- Parent company: 43 North Broadway, LLC
- Founded: 1954
- Founder: Sidney Frey
- Defunct: 1997
- Genre: Various
- Country of origin: U.S.
- Location: New York City

= Audio Fidelity Records =

American record company

Audio Fidelity Records was a record company based in New York City, most active during the 1950s and 1960s. They are best known for having produced the first mass-produced American stereophonic long-playing record in November 1957 (although this was not available to the general public until March of the following year). The Audio Fidelity label was acquired by 43 North Broadway, LLC.

==History==
Audio Fidelity, Inc. was founded in 1954. A British branch, A-F England, Ltd., was established in 1959. Sidney Frey sold the company in 1965 to Herman Gimbel (né Herman Levy; 1913–1978). Audio Fidelity Records, Inc., changed its name to Audiofidelity Enterprises, Inc., in May 1971. The last known releases under the Audio Fidelity label were circa 1984. In 1997, Audio Fidelity Records was purchased out of bankruptcy by Colliers Media Company. The Audio Fidelity label was acquired by 43 North Broadway, LLC.

==Background==
Sidney Frey (1920–68), founder and president of Audio Fidelity, had Westrex, owner of one of the two rival stereo disk-cutting systems, cut a stereo LP disk for release before any of the major record labels, several of which had the Westrex equipment but had not yet produced a stereo disk. Side 1 was the Dukes of Dixieland; Side 2 was railroad sound effects. This demonstration disc was introduced to the public on December 13, 1957, at the Times Auditorium in New York City. 500 copies of this initial demonstration record were pressed. On December 16, 1957, Frey advertised in the trade magazine Billboard that he would send a free copy to anyone in the industry who wrote to him on company letterhead. Frey became known as "Mr. Stereo" during that era.

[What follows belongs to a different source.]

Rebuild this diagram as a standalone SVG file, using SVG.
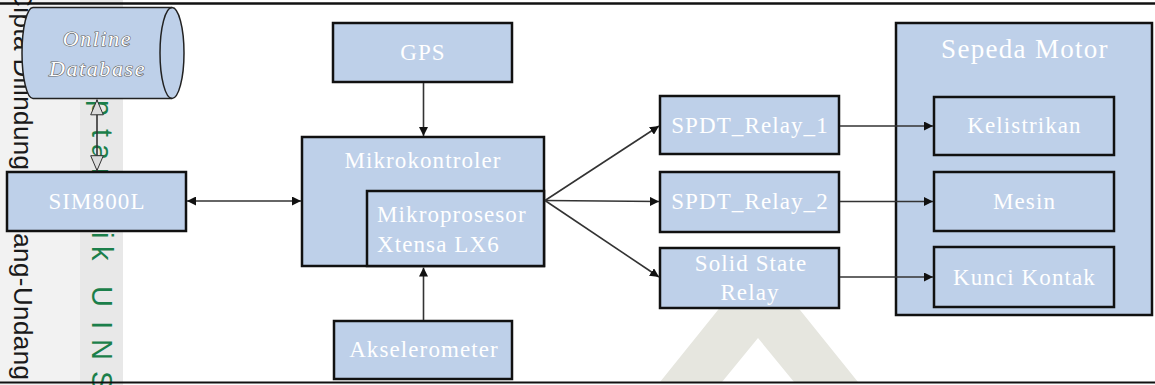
<svg xmlns="http://www.w3.org/2000/svg" width="1155" height="385" viewBox="0 0 1155 385">
<defs>
<style>
.box{fill:#bed0e9;stroke:#111;stroke-width:2.5}
.t{font-size:23px;fill:#ffffff;letter-spacing:1.1px;text-anchor:middle}
.c{fill:none;stroke:#333;stroke-width:1.6}
</style>
<marker id="ah" viewBox="0 0 10 10" refX="10" refY="5" markerWidth="9" markerHeight="9" markerUnits="userSpaceOnUse" orient="auto-start-reverse"><path d="M0,0 L10,5 L0,10 z" fill="#111"/></marker>
<marker id="ho" viewBox="0 0 16 14" refX="16" refY="7" markerWidth="17" markerHeight="14" markerUnits="userSpaceOnUse" orient="auto-start-reverse"><path d="M0.7,0.7 L15.5,7 L0.7,13.3 z" fill="#dcdcdc" stroke="#333" stroke-width="1"/></marker>
</defs>
<rect x="0" y="0" width="1155" height="385" fill="#ffffff"/>
<g id="watermark" font-family="Liberation Sans, Arial, sans-serif">
<rect x="0" y="0" width="80" height="385" fill="#f2f2f2"/>
<rect x="80" y="0" width="43" height="385" fill="#e8e8e8"/>
<path d="M759,259 L858,382 L660,382 Z M758,338 L722,382 L794,382 Z" fill="#e6e6df" fill-rule="evenodd"/>
<g transform="translate(14,0) rotate(90)"><text x="-67" y="0" font-size="26" fill="#1a1a1a" textLength="447" lengthAdjust="spacing">Hak Cipta Dilindungi Undang-Undang</text></g>
<g transform="translate(92,0) rotate(90)"><text x="-62 -40 -18 0 30 70 100 129 144 160 168 195 210 232 246 270 286 321 339 360 371" y="0" font-size="29" fill="#1b7f4a">Hak Cipta milik UIN S</text></g>
</g>
<line x1="0" y1="3.5" x2="1155" y2="3.5" stroke="#111" stroke-width="2.5"/>
<line x1="0" y1="382.5" x2="1155" y2="382.5" stroke="#111" stroke-width="2"/>
<g font-family="Liberation Serif, DejaVu Serif, Times New Roman, serif">
<g id="online-database">
<path d="M33,7.5 H172 A12,45.5 0 0 1 172,98.5 H33 A11,45.5 0 0 1 33,7.5 Z" fill="#bed0e9" stroke="#222" stroke-width="1.5"/>
<path d="M172,7.5 A12,45.5 0 0 0 172,98.5" fill="none" stroke="#222" stroke-width="1.5"/>
<text class="t" x="97.5" y="46" font-style="italic" style="font-size:22px;letter-spacing:1.6px;paint-order:stroke" stroke="#666" stroke-width="1.2">Online</text>
<text class="t" x="97.5" y="76" font-style="italic" style="font-size:22px;letter-spacing:1.6px;paint-order:stroke" stroke="#666" stroke-width="1.2">Database</text>
</g>
<g id="sim800l"><rect class="box" x="7" y="172" width="179" height="59"/><text class="t" x="97" y="209">SIM800L</text></g>
<g id="gps"><rect class="box" x="333" y="23" width="179" height="59"/><text class="t" x="423" y="60">GPS</text></g>
<g id="mikrokontroler"><rect class="box" x="302" y="137" width="242" height="129"/><text class="t" x="423" y="168">Mikrokontroler</text></g>
<g id="mikroprosesor"><rect class="box" x="367" y="191" width="177" height="75"/><text class="t" x="377" y="222" style="text-anchor:start">Mikroprosesor</text><text class="t" x="377" y="252" style="text-anchor:start">Xtensa LX6</text></g>
<g id="akselerometer"><rect class="box" x="334" y="321" width="178" height="58"/><text class="t" x="424" y="357">Akselerometer</text></g>
<g id="spdt-relay-1"><rect class="box" x="660" y="96" width="179" height="58"/><text class="t" x="750" y="133">SPDT_Relay_1</text></g>
<g id="spdt-relay-2"><rect class="box" x="660" y="172" width="179" height="60"/><text class="t" x="750" y="209">SPDT_Relay_2</text></g>
<g id="solid-state-relay"><rect class="box" x="660" y="248" width="179" height="60"/><text class="t" x="751" y="271">Solid State</text><text class="t" x="750" y="300">Relay</text></g>
<g id="sepeda-motor"><rect class="box" x="896" y="23" width="256" height="292"/><text class="t" x="1025" y="58" style="font-size:27px;letter-spacing:1.3px">Sepeda Motor</text></g>
<g id="kelistrikan"><rect class="box" x="934" y="97" width="180" height="58"/><text class="t" x="1024.5" y="133">Kelistrikan</text></g>
<g id="mesin"><rect class="box" x="934" y="172" width="180" height="59"/><text class="t" x="1024.5" y="209">Mesin</text></g>
<g id="kunci-kontak"><rect class="box" x="934" y="247" width="180" height="60"/><text class="t" x="1024.5" y="285">Kunci Kontak</text></g>
</g>
<g id="connectors">
<path class="c" d="M97,99.5 V171" marker-start="url(#ho)" marker-end="url(#ho)"/>
<path class="c" d="M187,201 H301" marker-start="url(#ah)" marker-end="url(#ah)"/>
<path class="c" d="M423.5,83 V136" marker-end="url(#ah)"/>
<path class="c" d="M423.5,320 V267.5" marker-end="url(#ah)"/>
<path class="c" d="M545,200.5 L659,126" marker-end="url(#ah)"/>
<path class="c" d="M545,200.5 L659,201.5" marker-end="url(#ah)"/>
<path class="c" d="M545,200.5 L659,277" marker-end="url(#ah)"/>
<path class="c" d="M840,126 H933" marker-end="url(#ah)"/>
<path class="c" d="M840,201.5 H933" marker-end="url(#ah)"/>
<path class="c" d="M840,277 H933" marker-end="url(#ah)"/>
</g>
</svg>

Stereophonic sound was not entirely new to the public. In 1952 sound engineer Emory Cook developed a "Binaural" disk that used two separate grooves and playback needles to produce stereophonic sound; the following year he had a catalog of about 25 disks available for audiophiles. Multi-channel sound was integral to the widescreen motion picture processes Cinerama (1952) and CinemaScope (1953). Stereophonic audio tapes had been commercially available to audiophiles, although expensive, since the early-1950s. After the release of the Audio Fidelity demonstration disks, the other spur to the popularity of stereo disks was the reduction in price of a stereo magnetic cartridge, for playing the disks, from $250 to $29.95 in June 1958. The first four stereo discs available to the general public were released by Audio Fidelity in March, 1958--Johnny Puleo and his Harmonica Gang Volume 1 (AFSD 5830), Railroad - Sounds of a Vanishing Era (AFSD 5843), Lionel - Lionel Hampton and his Orchestra (AFSD 5849) and Marching Along with the Dukes of Dixieland Volume 3 (AFSD 5851). By the end of March the company had four more stereo LPs available.

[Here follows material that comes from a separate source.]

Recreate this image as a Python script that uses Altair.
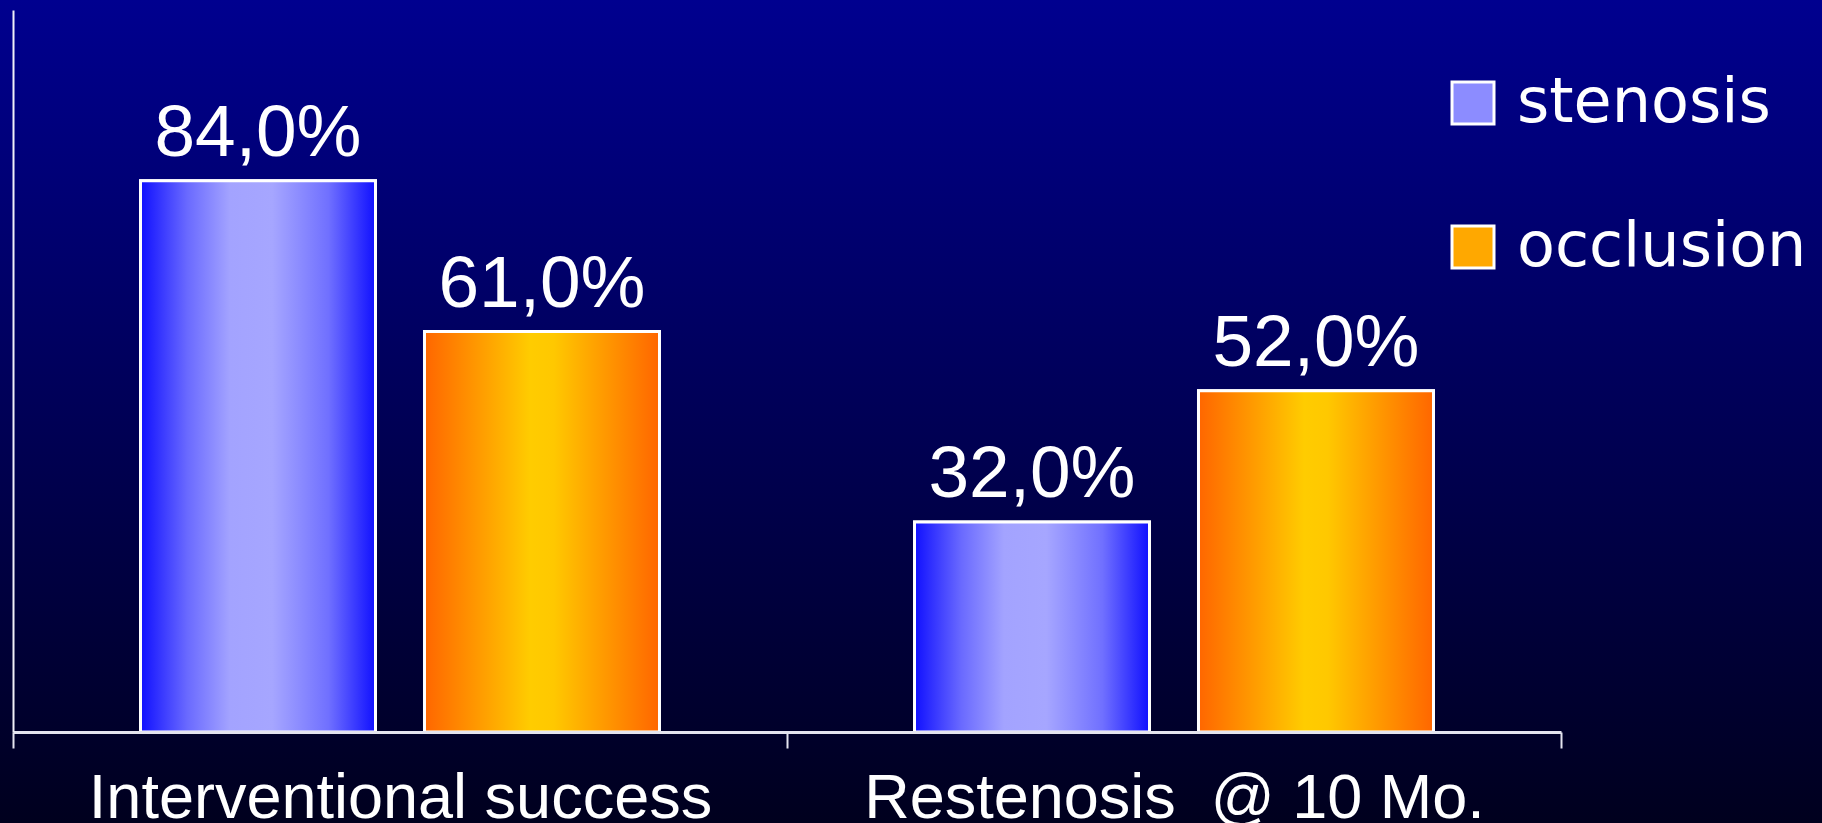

In the summer of 1958, Audio Fidelity recorded 13 classical LPs in London's Walthamstow Town Hall. The orchestra was the specially formed Virtuoso Symphony of London, which consisted of London orchestral players and leading instrumentalists including Anthony Pini, Frederick Riddle, Reginald Kell and Marie Goossens. Six of the LPs were conducted by Alfred Wallenstein, who concentrated on the symphonic repertoire (including Brahms's 4th Symphony, Tchaikovsky's Pathetique, and Berlioz's Symphonie Fantastique) and six by Arthur Winograd (both conductors were ex-cellists) who recorded lighter fare, such as operatic marches and popular overtures. The 13th LP (Strauss Waltzes) was conducted by Emanuel Vardi.

==Archives==
Collector Don W. Reichle compiled a comprehensive database and collection of Audio Fidelity recordings which are now housed at the Syracuse University Library. The collection consists of:

- 1,404 different catalog numbers
- 1,176 different artists identified and cross-linked with album details.
- 5,857 different track titles identified and cross-linked with album details.
- 640 different pictures of album jackets cross-linked with album details.